Return the lines below exactly, from the first line to the line that contains "return sum(TW.get(c, 600)". Leave out pictures.

════════════════

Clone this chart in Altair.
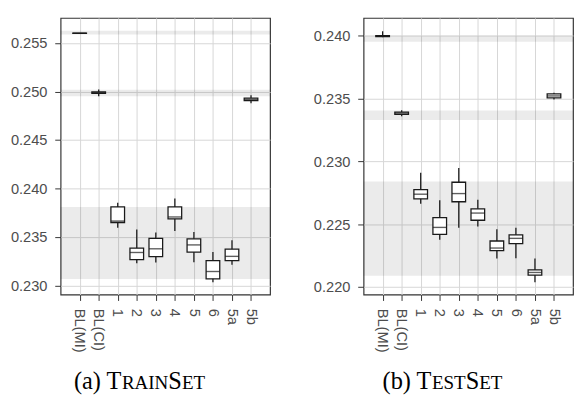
import altair as alt
import pandas as pd

cats = ["BL(MI)", "BL(CI)", "1", "2", "3", "4", "5", "6", "5a", "5b"]

# TrainSet box statistics (whisker low, q1, median, q3, whisker high)
tr_lo  = [0.25598, 0.24952, 0.23596, 0.23231, 0.23238, 0.23562, 0.23241, 0.23034, 0.23215, 0.24880]
tr_q1  = [0.25599, 0.24980, 0.23650, 0.23268, 0.23298, 0.23687, 0.23345, 0.23070, 0.23258, 0.24906]
tr_med = [0.25600, 0.24988, 0.23665, 0.23341, 0.23379, 0.23707, 0.23419, 0.23145, 0.23301, 0.24918]
tr_q3  = [0.25601, 0.24995, 0.23810, 0.23386, 0.23486, 0.23810, 0.23482, 0.23258, 0.23375, 0.24932]
tr_hi  = [0.25602, 0.25020, 0.23853, 0.23579, 0.23546, 0.23898, 0.23552, 0.23345, 0.23466, 0.24962]
tr_band_lo = [0.25587, 0.24952, 0.23067]
tr_band_hi = [0.25627, 0.25018, 0.23809]
tr_domain = [0.22907, 0.25758]
tr_ticks = [0.230, 0.235, 0.240, 0.245, 0.250, 0.255]

# TestSet box statistics
te_lo  = [0.23986, 0.23357, 0.22663, 0.22376, 0.22472, 0.22482, 0.22227, 0.22229, 0.22039, 0.23491]
te_q1  = [0.23990, 0.23372, 0.22701, 0.22418, 0.22678, 0.22531, 0.22289, 0.22345, 0.22095, 0.23504]
te_med = [0.23994, 0.23382, 0.22738, 0.22474, 0.22743, 0.22588, 0.22310, 0.22387, 0.22116, 0.23519]
te_q3  = [0.23998, 0.23391, 0.22774, 0.22552, 0.22833, 0.22622, 0.22366, 0.22415, 0.22136, 0.23535]
te_hi  = [0.24033, 0.23406, 0.22908, 0.22689, 0.22947, 0.22693, 0.22459, 0.22472, 0.22227, 0.23545]
te_band_lo = [0.23950, 0.23328, 0.22090]
te_band_hi = [0.23998, 0.23404, 0.22838]
te_domain = [0.21940, 0.24139]
te_ticks = [0.220, 0.225, 0.230, 0.235, 0.240]

cap_a = [("(a) T", "big"), ("RAIN", "small"), ("S", "big"), ("ET", "small")]
cap_b = [("(b) T", "big"), ("EST", "small"), ("S", "big"), ("ET", "small")]

W, H = 215, 284
BIG, SMALL = 25, 19.5
INK = "#1a1a1a"
SERIF = "Liberation Serif"
SANS = "Liberation Sans"

# Times / Liberation Serif advance widths (per 1000 em)
TW = {"(": 333, ")": 333, "a": 444, "b": 500, " ": 250, "T": 611, "R": 667,
      "A": 722, "I": 333, "N": 722, "S": 556, "E": 611}


def text_width(s, size):
    return sum(TW.get(c, 600) for c in s) / 1000.0 * size


def caption_layers(pieces, center, base_y):
    sizes = [BIG if k == "big" else SMALL for _, k in pieces]
    widths = [text_width(t, s) for (t, _), s in zip(pieces, sizes)]
    x0 = center - sum(widths) / 2.0
    layers = []
    for (t, _), s, w in zip(pieces, sizes, widths):
        layers.append(
            alt.Chart(pd.DataFrame({"t": [t]}))
            .mark_text(font=SERIF, fontSize=s, align="left", baseline="alphabetic", color="black")
            .encode(text="t:N", x=alt.value(x0), y=alt.value(base_y))
        )
        x0 += w
    return layers


def panel(lo, q1, med, q3, hi, blo, bhi, domain, ticks, caption):
    df = pd.DataFrame({"cat": cats, "lo": lo, "q1": q1, "med": med, "q3": q3, "hi": hi})
    bands = pd.DataFrame({"blo": blo, "bhi": bhi})

    xenc = alt.X(
        "cat:N", sort=cats,
        scale=alt.Scale(type="point", padding=1),
        axis=alt.Axis(title=None, labelAngle=90, labelAlign="left", labelBaseline="middle",
                      labelPadding=8, tickSize=6, grid=True),
    )

    def yenc(field):
        return alt.Y(
            f"{field}:Q",
            scale=alt.Scale(domain=domain, nice=False, zero=False),
            axis=alt.Axis(title=None, values=ticks, format=".3f", labelPadding=8, tickSize=6, grid=True),
        )

    band_layer = alt.Chart(bands).mark_rect(color="black", opacity=0.08).encode(
        y=yenc("blo"), y2="bhi:Q"
    )
    whisk = alt.Chart(df).mark_rule(color=INK, strokeWidth=1.3).encode(
        x=xenc, y=yenc("lo"), y2="hi:Q"
    )
    box = alt.Chart(df).mark_bar(size=14, fill="white", stroke=INK, strokeWidth=1.3).encode(
        x=xenc, y=yenc("q1"), y2="q3:Q"
    )
    mid = alt.Chart(df).mark_tick(size=14, thickness=1.4, color=INK).encode(
        x=xenc, y=yenc("med")
    )
    caps = caption_layers(caption, 81, 381)
    return alt.layer(band_layer, whisk, box, mid, *caps).properties(width=W, height=H)


left = panel(tr_lo, tr_q1, tr_med, tr_q3, tr_hi, tr_band_lo, tr_band_hi, tr_domain, tr_ticks, cap_a)
right = panel(te_lo, te_q1, te_med, te_q3, te_hi, te_band_lo, te_band_hi, te_domain, te_ticks, cap_b)

chart = (
    alt.hconcat(left, right, spacing=42)
    .properties(padding={"left": 1, "top": 4, "right": 0, "bottom": 0})
    .configure_view(stroke="#333333", strokeWidth=1.2)
    .configure_axis(
        domain=False,
        labelFont=SANS, labelFontSize=15, labelColor="#4d4d4d",
        tickColor="#333333", tickWidth=1,
        gridColor="#d6d6d6", gridWidth=1,
    )
)

chart.save("out.html", embed_options={"renderer": "svg", "actions": False})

════════════════

### Answer to this problem
Clone this chart in Altair.
import altair as alt
import pandas as pd

cats = ["BL(MI)", "BL(CI)", "1", "2", "3", "4", "5", "6", "5a", "5b"]

# TrainSet box statistics (whisker low, q1, median, q3, whisker high)
tr_lo  = [0.25598, 0.24952, 0.23596, 0.23231, 0.23238, 0.23562, 0.23241, 0.23034, 0.23215, 0.24880]
tr_q1  = [0.25599, 0.24980, 0.23650, 0.23268, 0.23298, 0.23687, 0.23345, 0.23070, 0.23258, 0.24906]
tr_med = [0.25600, 0.24988, 0.23665, 0.23341, 0.23379, 0.23707, 0.23419, 0.23145, 0.23301, 0.24918]
tr_q3  = [0.25601, 0.24995, 0.23810, 0.23386, 0.23486, 0.23810, 0.23482, 0.23258, 0.23375, 0.24932]
tr_hi  = [0.25602, 0.25020, 0.23853, 0.23579, 0.23546, 0.23898, 0.23552, 0.23345, 0.23466, 0.24962]
tr_band_lo = [0.25587, 0.24952, 0.23067]
tr_band_hi = [0.25627, 0.25018, 0.23809]
tr_domain = [0.22907, 0.25758]
tr_ticks = [0.230, 0.235, 0.240, 0.245, 0.250, 0.255]

# TestSet box statistics
te_lo  = [0.23986, 0.23357, 0.22663, 0.22376, 0.22472, 0.22482, 0.22227, 0.22229, 0.22039, 0.23491]
te_q1  = [0.23990, 0.23372, 0.22701, 0.22418, 0.22678, 0.22531, 0.22289, 0.22345, 0.22095, 0.23504]
te_med = [0.23994, 0.23382, 0.22738, 0.22474, 0.22743, 0.22588, 0.22310, 0.22387, 0.22116, 0.23519]
te_q3  = [0.23998, 0.23391, 0.22774, 0.22552, 0.22833, 0.22622, 0.22366, 0.22415, 0.22136, 0.23535]
te_hi  = [0.24033, 0.23406, 0.22908, 0.22689, 0.22947, 0.22693, 0.22459, 0.22472, 0.22227, 0.23545]
te_band_lo = [0.23950, 0.23328, 0.22090]
te_band_hi = [0.23998, 0.23404, 0.22838]
te_domain = [0.21940, 0.24139]
te_ticks = [0.220, 0.225, 0.230, 0.235, 0.240]

cap_a = [("(a) T", "big"), ("RAIN", "small"), ("S", "big"), ("ET", "small")]
cap_b = [("(b) T", "big"), ("EST", "small"), ("S", "big"), ("ET", "small")]

W, H = 215, 284
BIG, SMALL = 25, 19.5
INK = "#1a1a1a"
SERIF = "Liberation Serif"
SANS = "Liberation Sans"

# Times / Liberation Serif advance widths (per 1000 em)
TW = {"(": 333, ")": 333, "a": 444, "b": 500, " ": 250, "T": 611, "R": 667,
      "A": 722, "I": 333, "N": 722, "S": 556, "E": 611}


def text_width(s, size):
    return sum(TW.get(c, 600) for c in s) / 1000.0 * size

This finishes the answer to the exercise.